The data set we will use is a list of 3D-interpolated "images" depicting the energy deposits in the HGCAL detector. In the next we call this data 3D-HGCAL images or 3D-images. These 3D-images have only one channel for each pixel (or voxel), it can be compared with a grey image but with real values (real16 or real32). This is very important to keep the floating value resolution in the implementation. No particular work is required in GSOC'19 on the data set, we will use running tools. Nevertheless, according to the work done or scheduling proposed by the student, we could change the way to generate the data set.

The core of the proposal

Base on Mask R-CNN implementation, we suggest to extend it to a 3D one with floating value for each pixel (not RGB integer values). In the following, we will call it 3D-floating operation. The original Mask R-CNN implementation runs on our GPUs(V100) platform with samples and our reduced problem HGCAL2D (projections on x-z, y-z planes of our 3D-image).
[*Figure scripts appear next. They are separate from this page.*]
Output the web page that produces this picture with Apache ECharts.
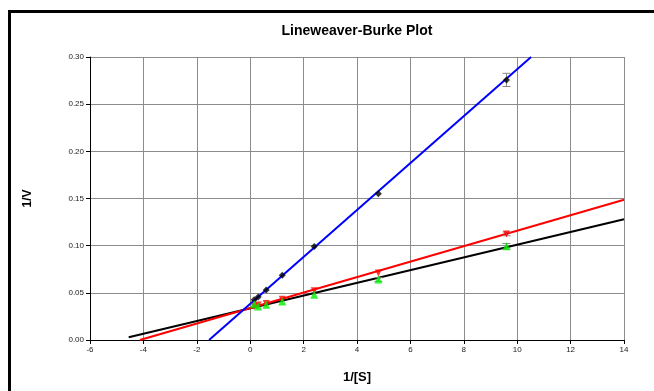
<!DOCTYPE html>
<html>
<head>
<meta charset="utf-8">
<script src="https://cdn.jsdelivr.net/npm/echarts@6/dist/echarts.min.js"></script>
<style>
  html, body { margin: 0; padding: 0; background: #fff; }
  #chart { width: 654px; height: 391px; }
</style>
</head>
<body>
<div id="chart"></div>
<script>
// 1/[S] values shared by the three data sets
const invS = [0.15, 0.3, 0.6, 1.2, 2.4, 4.8, 9.6]
// 1/V per data set
const blueV = [0.0426, 0.0457, 0.0531, 0.0687, 0.099, 0.155, 0.2757]
const redV = [0.0355, 0.037, 0.0388, 0.0433, 0.0521, 0.0711, 0.1125]
const greenV = [0.038, 0.0356, 0.0373, 0.0409, 0.0479, 0.0641, 0.0993]
// error bar half widths
const blueErr = [0, 0, 0, 0, 0.001, 0.001, 0.007]
const redErr = [0, 0, 0, 0, 0.001, 0.001, 0.002]
const greenErr = [0.001, 0.001, 0.001, 0.001, 0.001, 0.002, 0.003]
// trendline end points
const blueFit = [[-1.54, 0], [10.52, 0.30]]
const redFit = [[-4.13, 0], [14, 0.1486]]
const blackFit = [[-4.55, 0.0029], [14, 0.128]]
// axis ticks
const xTicks = [-6, 14, 2]
const yTicks = [0, 0.30, 0.05]

const pts = (xs, ys) => xs.map((x, i) => [x, ys[i]])
const errs = (xs, ys, es) => xs.map((x, i) => [x, ys[i] - es[i], ys[i] + es[i]])

function errorBar(params, api) {
  const lo = api.coord([api.value(0), api.value(1)])
  const hi = api.coord([api.value(0), api.value(2)])
  if (Math.abs(hi[1] - lo[1]) < 2) return null
  const w = 4
  const st = { stroke: '#888', lineWidth: 1 }
  return {
    type: 'group',
    children: [
      { type: 'line', shape: { x1: lo[0], y1: lo[1], x2: hi[0], y2: hi[1] }, style: st },
      { type: 'line', shape: { x1: lo[0] - w, y1: lo[1], x2: lo[0] + w, y2: lo[1] }, style: st },
      { type: 'line', shape: { x1: hi[0] - w, y1: hi[1], x2: hi[0] + w, y2: hi[1] }, style: st }
    ]
  }
}

const fitLine = (data, color) => ({
  type: 'line', data, symbol: 'none', silent: true,
  lineStyle: { color, width: 2 }, z: 2
})

const chart = echarts.init(document.getElementById('chart'))
chart.setOption({
  animation: false,
  backgroundColor: '#fff',
  textStyle: { fontFamily: 'Liberation Sans, Arial, sans-serif' },
  graphic: [{
    type: 'rect', shape: { x: 9.5, y: 11.5, width: 700, height: 420 },
    style: { fill: 'none', stroke: '#000', lineWidth: 3 }, silent: true
  }, {
    type: 'text', x: 357, y: 31, silent: true,
    style: {
      text: 'Lineweaver-Burke Plot', align: 'center', verticalAlign: 'middle',
      font: 'bold 14px "Liberation Sans", Arial, sans-serif', fill: '#000'
    }
  }],
  grid: { left: 90, right: 30, top: 57, bottom: 51 },
  xAxis: {
    type: 'value', min: xTicks[0], max: xTicks[1], interval: xTicks[2],
    name: '1/[S]', nameLocation: 'middle', nameGap: 31,
    nameTextStyle: { fontSize: 13, fontWeight: 'bold', color: '#000' },
    axisLine: { onZero: false, lineStyle: { color: '#000', width: 1 } },
    axisTick: { show: true, length: 4, lineStyle: { color: '#000' } },
    axisLabel: { fontSize: 8, color: '#222', margin: 6 },
    splitLine: { show: true, lineStyle: { color: '#8c8c8c', width: 1 } }
  },
  yAxis: {
    type: 'value', min: yTicks[0], max: yTicks[1], interval: yTicks[2],
    name: '1/V', nameLocation: 'middle', nameGap: 56,
    nameTextStyle: { fontSize: 12, fontWeight: 'bold', color: '#000' },
    axisLine: { show: true, onZero: false, lineStyle: { color: '#000', width: 1 } },
    axisTick: { show: true, length: 4, lineStyle: { color: '#000' } },
    axisLabel: { fontSize: 8, color: '#222', margin: 6, formatter: v => v.toFixed(2) },
    splitLine: { show: true, lineStyle: { color: '#8c8c8c', width: 1 } }
  },
  series: [
    fitLine(blackFit, '#000'),
    fitLine(redFit, '#ff0000'),
    fitLine(blueFit, '#0000ff'),
    { type: 'custom', renderItem: errorBar, data: errs(invS, blueV, blueErr), z: 3, silent: true },
    { type: 'custom', renderItem: errorBar, data: errs(invS, redV, redErr), z: 3, silent: true },
    { type: 'custom', renderItem: errorBar, data: errs(invS, greenV, greenErr), z: 3, silent: true },
    { type: 'scatter', data: pts(invS, blueV), symbol: 'diamond', symbolSize: 7,
      itemStyle: { color: '#000' }, z: 4 },
    { type: 'scatter', data: pts(invS, redV), symbol: 'triangle', symbolSize: 7, symbolRotate: 180,
      itemStyle: { color: '#ff0000' }, z: 4 },
    { type: 'scatter', data: pts(invS, greenV), symbol: 'triangle', symbolSize: 8,
      itemStyle: { color: '#00ee00' }, z: 5 }
  ]
})
window.addEventListener('resize', () => chart.resize())
</script>
</body>
</html>
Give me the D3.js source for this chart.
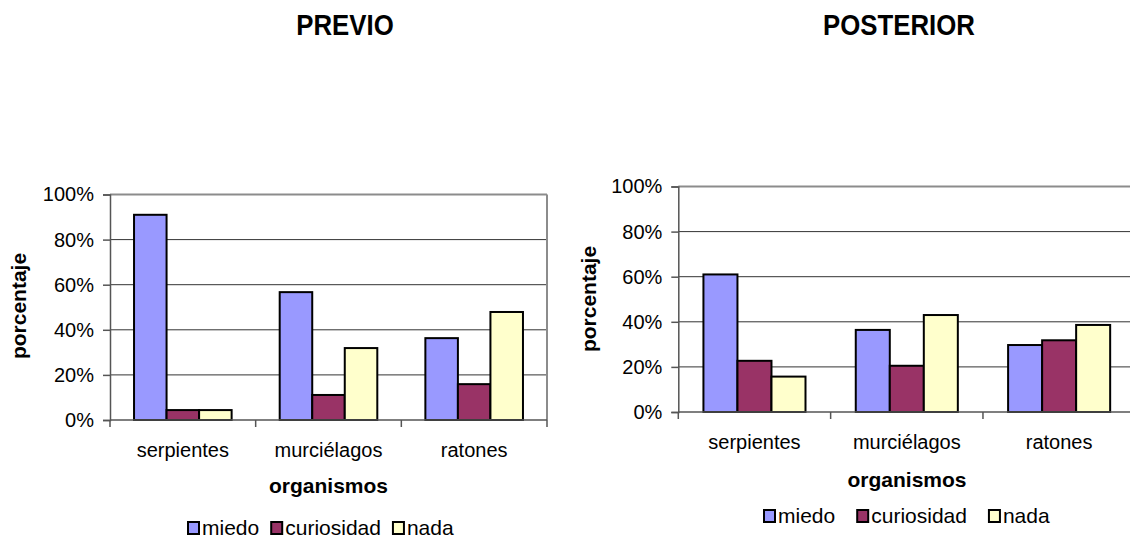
<!DOCTYPE html>
<html>
<head>
<meta charset="utf-8">
<script src="https://cdn.jsdelivr.net/npm/d3@7"></script>
<style>
  body { margin: 0; background: #fff; }
  svg text { font-family: "Liberation Sans", Arial, sans-serif; fill: #000; }
</style>
</head>
<body>
<svg id="chart" width="1130" height="550"></svg>
<script>
// categories / series / ticks
const categories = ['serpientes', 'murciélagos', 'ratones'];
const seriesNames = ['miedo', 'curiosidad', 'nada'];
const seriesColors = ['#9999FF', '#993366', '#FFFFCC'];
const yTicks = [0, 20, 40, 60, 80, 100];

// PREVIO values (%)
const previoMiedo      = [91, 56.7, 36.3];
const previoCuriosidad = [4.4, 11.1, 15.9];
const previoNada       = [4.4, 31.9, 47.9];

// POSTERIOR values (%)
const posteriorMiedo      = [61, 36.4, 29.7];
const posteriorCuriosidad = [22.7, 20.5, 31.8];
const posteriorNada       = [15.7, 43, 38.6];

const svg = d3.select('#chart');

function drawChart(opt) {
  const g = svg.append('g');
  const x = d3.scaleBand().domain(categories).range([opt.left, opt.right]).padding(0);
  const bw = x.bandwidth();
  const xs = d3.scaleBand().domain(seriesNames).range([0.165 * bw, 0.835 * bw]).padding(0);
  const y = d3.scaleLinear().domain([0, 100]).range([opt.bottom, opt.top]);

  // gridlines
  g.selectAll('.grid')
    .data(yTicks.filter(t => t > 0))
    .join('line')
    .attr('x1', opt.left).attr('x2', opt.right)
    .attr('y1', d => y(d)).attr('y2', d => y(d))
    .attr('stroke', d => d === 100 ? '#8c8c8c' : '#333')
    .attr('stroke-width', d => d === 100 ? 2 : 1);

  // right border of plot
  g.append('line')
    .attr('x1', opt.right).attr('x2', opt.right)
    .attr('y1', y(100)).attr('y2', y(0))
    .attr('stroke', '#8c8c8c').attr('stroke-width', 2);

  // bars
  const rows = categories.map((c, i) => ({ cat: c, vals: opt.series.map(s => s[i]) }));
  rows.forEach(r => {
    g.selectAll(null)
      .data(r.vals.map((v, j) => ({ v, name: seriesNames[j], col: seriesColors[j] })))
      .join('rect')
      .attr('x', d => x(r.cat) + xs(d.name))
      .attr('y', d => y(d.v))
      .attr('width', xs.bandwidth())
      .attr('height', d => y(0) - y(d.v))
      .attr('fill', d => d.col)
      .attr('stroke', '#000')
      .attr('stroke-width', 2);
  });

  // y axis
  const yAxis = g.append('g')
    .attr('transform', `translate(${opt.left},0)`)
    .call(d3.axisLeft(y).tickValues(yTicks).tickFormat(d => d + '%').tickSize(7).tickPadding(9));
  yAxis.select('.domain').attr('stroke', '#555').attr('stroke-width', 1.5);
  yAxis.selectAll('.tick line').attr('stroke', '#555').attr('stroke-width', 1.5);
  yAxis.selectAll('.tick text')
    .style('font-size', '20px')
    .style('font-family', '"Liberation Sans", Arial, sans-serif')
    .attr('fill', '#000');

  // x axis line + ticks at category boundaries
  g.append('line')
    .attr('x1', opt.left).attr('x2', opt.right)
    .attr('y1', y(0)).attr('y2', y(0))
    .attr('stroke', '#555').attr('stroke-width', 1.5);
  const bounds = categories.map(c => x(c)).concat([opt.right]);
  g.selectAll('.xtick')
    .data(bounds)
    .join('line')
    .attr('x1', d => d).attr('x2', d => d)
    .attr('y1', y(0)).attr('y2', y(0) + 7)
    .attr('stroke', '#555').attr('stroke-width', 1.5);

  g.selectAll('.xlab')
    .data(categories)
    .join('text')
    .attr('x', d => x(d) + bw / 2)
    .attr('y', opt.catY)
    .attr('text-anchor', 'middle')
    .style('font-size', '20px')
    .text(d => d);

  const cx = (opt.left + Math.min(opt.right, 1130 + 5)) / 2;

  g.append('text')
    .attr('x', opt.xTitleX).attr('y', opt.xTitleY)
    .attr('text-anchor', 'middle')
    .style('font-size', '21px').style('font-weight', 'bold')
    .text('organismos');

  g.append('text')
    .attr('transform', `translate(${opt.yTitleX},${opt.yTitleY}) rotate(-90)`)
    .attr('text-anchor', 'middle')
    .attr('dy', '0.35em')
    .style('font-size', '21px').style('font-weight', 'bold')
    .text('porcentaje');

  // chart title (condensed bold)
  g.append('text')
    .attr('transform', `translate(${opt.titleX},${opt.titleY}) scale(0.86,1)`)
    .attr('text-anchor', 'middle')
    .style('font-size', '30px').style('font-weight', 'bold')
    .text(opt.title);

  // legend
  const leg = g.append('g');
  let lx = opt.legX;
  seriesNames.forEach((name, j) => {
    leg.append('rect')
      .attr('x', lx).attr('y', opt.legY - 13)
      .attr('width', 11).attr('height', 12)
      .attr('fill', seriesColors[j])
      .attr('stroke', '#000').attr('stroke-width', 2);
    const t = leg.append('text')
      .attr('x', lx + 14).attr('y', opt.legY)
      .style('font-size', '21px')
      .text(name);
    lx += 14 + t.node().getComputedTextLength() + opt.legGap;
  });
}

drawChart({
  title: 'PREVIO', titleX: 345, titleY: 35,
  left: 110, right: 547, top: 194.5, bottom: 420,
  series: [previoMiedo, previoCuriosidad, previoNada],
  catY: 457, xTitleX: 328.5, xTitleY: 493,
  yTitleX: 19, yTitleY: 306,
  legX: 188, legY: 535, legGap: 12
});

drawChart({
  title: 'POSTERIOR', titleX: 899, titleY: 35,
  left: 678.3, right: 1135.3, top: 186.5, bottom: 412,
  series: [posteriorMiedo, posteriorCuriosidad, posteriorNada],
  catY: 449, xTitleX: 907, xTitleY: 487,
  yTitleX: 589, yTitleY: 299,
  legX: 764, legY: 523, legGap: 22
});
</script>
</body>
</html>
This core task can be divided in sub-tasks, each of them must be checked, validated by running the whole process (the training and the evaluation):

  1. Extend to 3D-floating the ResNet50/ResNet101 part.
  2. Extend to 3D-floating the Feature Pyramid Network (FPN) module.
  3. Extend to 3D-floating the Region Proposal Network (RPN) with anchor extensions.
  4. Extent to 3D-floating to the remaining useful modules (I/O, configurations, etc.).
  5. Build synthetic events or tools to define bounding boxes and masks on real data to feed the training process
  6. Train and evaluate on a simple cases (3D HGCAL images)
  7. Extent to other tools : visualization, evaluation.

Optional

According to the student skills one or more tasks could be added in the student scheduling. By priority order:

  • Train on more complex cases
  • Change the FPN and RPN algorithm using the physics knowledge (the detector)
  • Add a regression module (to evaluate the energy for instance)
  • Optimize the efficiency of the whole process (training and evaluation).